Many stakeholders have urged the Federal Government to adopt child spacing through family planning to improve children enrolment in school as well as control the country’s population.
Indeed, every couple need to be educated on population control in Nigeria. Kudos to family planning organisations and centres who have been advocating and teaching people the need to space children and having few children that a couple can look after very well.
Indeed, Dr Amina Aminu Dorayi, Country Director, Pathfinder International Nigeria, said access to family planning services increases the chances of having healthy children and female involvement in activities that may enhance their income. This will consequently lead to increased per capita consumption and reduced poverty.
In addition, fewer children would mean more resources for each child, while poor family planning reduces productivity and earnings, constrains investments in children and leads to untold private suffering.
Furthermore, appropriate birth spacing reduces the risk of child mortality, malnutrition and creates an opportunity for children to be enrolled in schools.
Unfortunately, the World Health Organisation, (WHO), reports, “among the 1.9 billion women of reproductive age group (15-49 years) worldwide in 2019, 1.1 billion have a need for family planning; of these, 842 million are using contraceptive methods and 270 million have an unmet need for contraception.”
It is no longer news also that low levels of investment by families and society in education and development of children may translate into poorer outcomes when they become adults.
Research has also shown that the presence of young children in the household may negatively influence the chances of older children to attend school, through increasing the care needs of the household.

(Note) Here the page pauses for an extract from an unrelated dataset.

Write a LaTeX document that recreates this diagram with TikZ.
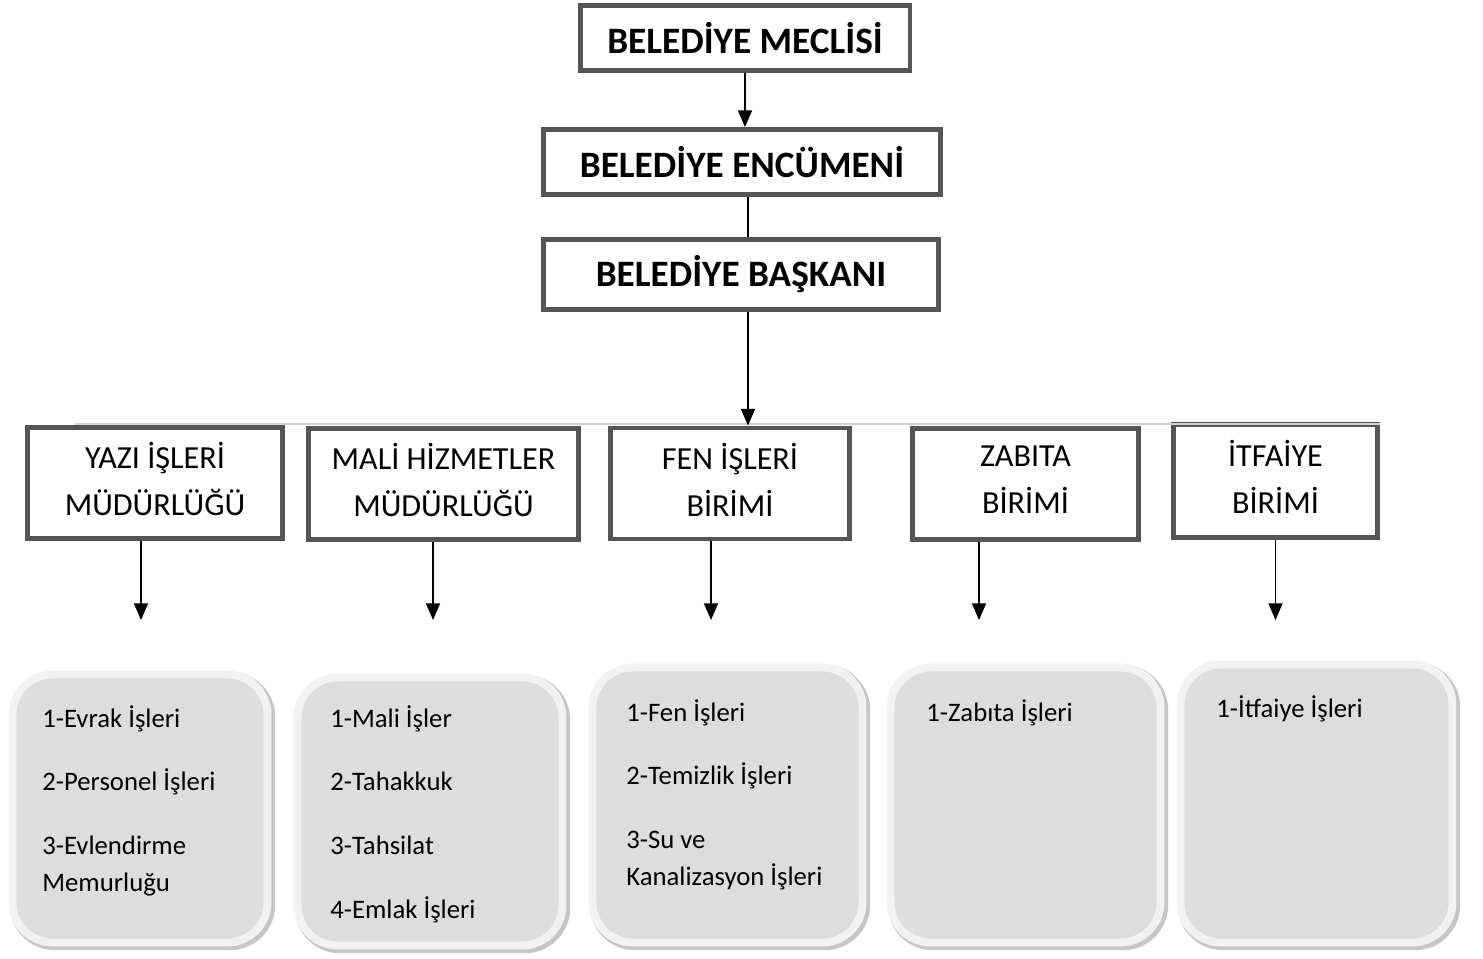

For instance, a recent study involving 23 African countries on how family planning increased schools enrolment revealed that the improvements in the use of contraceptives could be linked to economic and social development. Apparently, a boost in family planning use is essential to reach sustainable reductions in poverty and out- of- school children.
No doubt, this will curb the country’s high ‘out- of –school’ numbers. The time is now.